6.Can You Tell Me How Employee Performance Is Evaluated?
Knowing how to do a good job means knowing what a good job is. Ask how, how often and by whom your performance will be reviewed. Is there a specific format for evaluating performance or is it up to each supervisor? Is employee assessment based on measurable outcomes? On technical performance? On soft skills?
A well-defined evaluation process tells you that organization has policies and procedures in place to support employees in doing their jobs and improving their skills. If a place is loosey-goosey about conducting evaluations, it sets employees up for substandard performance. Goals should be well defined and employees should know what has to be done to measure up. The schedule and process for evaluation should be standardized throughout the organization.
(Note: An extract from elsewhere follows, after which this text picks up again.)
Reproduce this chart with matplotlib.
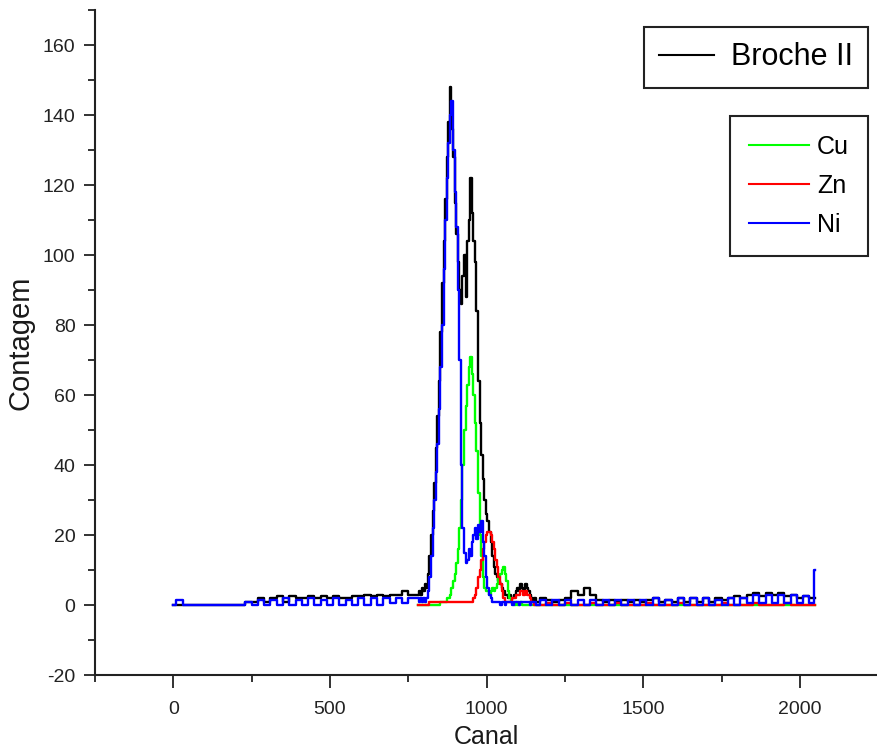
import numpy as np
import matplotlib
matplotlib.use("Agg")
import matplotlib.pyplot as plt
from matplotlib.lines import Line2D
from matplotlib.ticker import MultipleLocator

plt.rcParams['font.family'] = ['Liberation Sans', 'DejaVu Sans']
plt.rcParams['axes.unicode_minus'] = False

# canais (eixo x): baixo, pico, cauda
low_ch = np.arange(0, 761, 20)
peak_ch = np.arange(780, 1161, 5)
tail_ch = np.append(np.arange(1180, 2041, 20), 2048)

# Broche II (total)
broche_low = [0, 0, 0, 0, 0, 0, 0, 0, 0, 0, 0, 0, 1, 1, 2, 1, 2, 2.5, 1, 2.5,
              2, 2, 2.5, 2, 2.5, 2, 2.5, 2, 2, 2.5, 2.5, 3, 2.5, 3, 2.5, 3, 3, 4, 3]
broche_peak = [3, 4, 3, 5, 4, 6, 5, 9, 14, 20,
               27, 35, 45, 54, 64, 78, 92, 104, 116, 128,
               138, 148, 136, 128, 115, 106, 98, 90, 86, 94,
               100, 88, 104, 110, 122, 112, 104, 98, 84, 64,
               52, 43, 36, 30, 26, 24, 21, 18, 14, 11,
               9, 8, 7, 6, 5, 4, 3, 3, 2, 3,
               2, 2, 3, 4, 5, 4, 6, 5, 4, 6,
               5, 4, 3, 2, 1, 2, 1]
broche_tail = [2, 1.5, 1, 1.5, 2, 4, 3, 5, 3, 1.5, 1, 1.5, 1, 1.5, 1, 1.5, 1, 1.5,
               2, 1, 1.5, 1, 2, 1, 2, 1, 2, 1, 2, 1.5, 2, 2.5, 2, 3, 3.5, 2.5,
               3.5, 3, 3.5, 2.5, 3, 2, 2.5, 2, 2]

# Cu
cu_peak = [0, 0, 0, 0, 0, 0, 0, 0, 0, 0,
           0, 0, 0, 0, 0, 1, 1, 1, 1, 2,
           2, 3, 5, 7, 9, 12, 16, 22, 30, 40,
           50, 57, 63, 68, 71, 66, 60, 52, 44, 32,
           20, 14, 8, 5, 4, 4, 3, 4, 5, 4,
           5, 6, 8, 9, 10, 11, 9, 7, 4, 2,
           1, 1, 0, 1, 0, 0, 1, 0, 0, 0,
           0, 0, 0, 0, 0, 0, 0]
cu_tail = [0, 0, 0, 0, 0, 0, 0, 0, 0, 0, 0, 0, 0, 0, 0, 0, 0, 0, 0, 0, 0, 0,
           0, 0, 0, 0, 0, 0, 0, 0, 0, 0, 0, 0, 0, 0, 0, 0, 0, 0, 0, 0, 0, 0, 0]

# Zn
zn_peak = [0, 0, 0, 0, 0, 0, 0, 0, 1, 1,
           1, 1, 1, 1, 1, 1, 1, 1, 1, 1,
           1, 1, 1, 1, 1, 1, 1, 1, 1, 1,
           1, 1, 1, 1, 1, 1, 2, 3, 5, 8,
           10, 13, 16, 18, 20, 21, 21, 20, 18, 16,
           13, 11, 8, 6, 4, 2, 1, 1, 1, 1,
           1, 2, 2, 3, 3, 3, 4, 4, 3, 4,
           3, 3, 2, 1, 1, 0, 0]
zn_tail = [0, 0.5, 0, 0, 0.5, 0, 0, 0, 0.5, 0, 0, 0, 0.5, 0, 0, 0, 0, 0.5, 0, 0, 0, 0,
           0.5, 0, 0, 0, 0, 0, 0, 0.5, 0, 0, 0, 0, 0.5, 0, 0, 0, 0, 0.5, 0, 0, 0, 0, 0]

# Ni
ni_low = [0, 1.5, 0, 0, 0, 0, 0, 0, 0, 0, 0, 0, 1, 0, 1.5, 0, 1.5, 0, 2, 0,
          1.5, 0, 2, 0, 1.5, 0, 2, 0, 1.5, 0, 2, 0, 2, 0, 2, 0.5, 2, 0.5, 2]
ni_peak = [2, 1, 2, 1, 2, 1, 2, 4, 8, 14,
           22, 30, 38, 46, 56, 68, 80, 96, 110, 122,
           132, 140, 144, 130, 118, 108, 90, 70, 40, 22,
           15, 12, 13, 16, 14, 18, 20, 22, 19, 23,
           21, 24, 18, 14, 8, 5, 3, 2, 1, 1,
           1, 1, 1, 0, 1, 1, 0, 1, 1, 1,
           1, 0, 1, 1, 1, 0, 1, 1, 1, 1,
           1, 1, 0, 1, 1, 1, 0]
ni_tail = [1.5, 0, 1.5, 0, 1.5, 0, 1.5, 0, 1.5, 0, 1.5, 0, 1.5, 0, 1.5, 0, 1.5, 0,
           2, 0, 1.5, 0, 2, 0, 2, 0, 2, 0, 1.5, 0, 2, 0, 2, 0.5, 3, 0.5, 3, 0.5,
           3, 0.5, 3, 0.5, 2.5, 0.5, 10]

ch_all = np.concatenate([low_ch, peak_ch, tail_ch])
ch_mid = np.concatenate([peak_ch, tail_ch])

fig = plt.figure(figsize=(8.77, 7.54), dpi=100)
ax = fig.add_axes([95 / 877, 79 / 754, 783.3 / 877, 665 / 754])

lw = 1.7
ax.plot(ch_all, broche_low + broche_peak + broche_tail, drawstyle='steps-mid', color='black', lw=lw)
ax.plot(ch_mid, cu_peak + cu_tail, drawstyle='steps-mid', color='#00ff00', lw=lw)
ax.plot(ch_mid, zn_peak + zn_tail, drawstyle='steps-mid', color='#ff0000', lw=lw)
ax.plot(ch_all, ni_low + ni_peak + ni_tail, drawstyle='steps-mid', color='#0000ff', lw=lw)

ax.set_xlim(-250, 2250)
ax.set_ylim(-20, 170)
ax.spines['top'].set_visible(False)
ax.spines['right'].set_visible(False)
for s in ('left', 'bottom'):
    ax.spines[s].set_linewidth(1.5)
    ax.spines[s].set_color('#222222')

ax.xaxis.set_major_locator(MultipleLocator(500))
ax.xaxis.set_minor_locator(MultipleLocator(250))
ax.yaxis.set_major_locator(MultipleLocator(20))
ax.yaxis.set_minor_locator(MultipleLocator(10))
ax.tick_params(axis='x', which='major', direction='out', length=9, width=1.3, pad=10,
               labelsize=14, colors='#222222')
ax.tick_params(axis='x', which='minor', direction='out', length=5, width=1.3, colors='#222222')
ax.tick_params(axis='y', which='major', direction='out', length=8, width=1.3, pad=6,
               labelsize=14, colors='#222222')
ax.tick_params(axis='y', which='minor', direction='out', length=5, width=1.3, colors='#222222')

ax.set_xlabel('Canal', fontsize=18, labelpad=5, color='#1a1a1a')
ax.set_ylabel('Contagem', fontsize=21, labelpad=6, color='#1a1a1a')

leg1 = fig.legend(handles=[Line2D([], [], color='black', lw=1.5)], labels=['Broche II'],
                  loc='upper right', bbox_to_anchor=(868 / 877, 1 - 27 / 754),
                  borderaxespad=0, fancybox=False, framealpha=1, edgecolor='#222222',
                  fontsize=22, handlelength=1.8, handletextpad=0.55, borderpad=0.5)
leg1.get_frame().set_linewidth(1.5)

leg2 = fig.legend(handles=[Line2D([], [], color='#00ff00', lw=1.5),
                           Line2D([], [], color='#ff0000', lw=1.5),
                           Line2D([], [], color='#0000ff', lw=1.5)],
                  labels=['Cu', 'Zn', 'Ni'],
                  loc='upper right', bbox_to_anchor=(868 / 877, 1 - 116 / 754),
                  borderaxespad=0, fancybox=False, framealpha=1, edgecolor='#222222',
                  fontsize=18, handlelength=2.4, handletextpad=0.35, borderpad=0.75,
                  labelspacing=0.6)
leg2.get_frame().set_linewidth(1.5)

fig.savefig('out.png', dpi=100)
You will also want to know who gets to provide feedback for employee evaluations. Does the supervisor execute the performance review on their own (indicating a hierarchical workplace culture)? Or is there a "360 degree" evaluation process which considers feedback not-only from the employee's supervisor, but also from their co-workers, subordinates, and possibly even their customers. This type of process not only allows for a more complete picture of your performance, it permits employees to participate in improving the entire team. Performance evaluations may be linked to wage increases. Therefore, it's important that evaluations are conducted on a timely manner. Even when no salary increase is possible, regular performance assessments give the employee the opportunity to establish a documented record of their good work. Many organizations no longer allow supervisors to serve as references for former employees. Instead these calls are sent to the Human Resources office. Therefore, having a documented history of your excellent work in your personnel file is essential.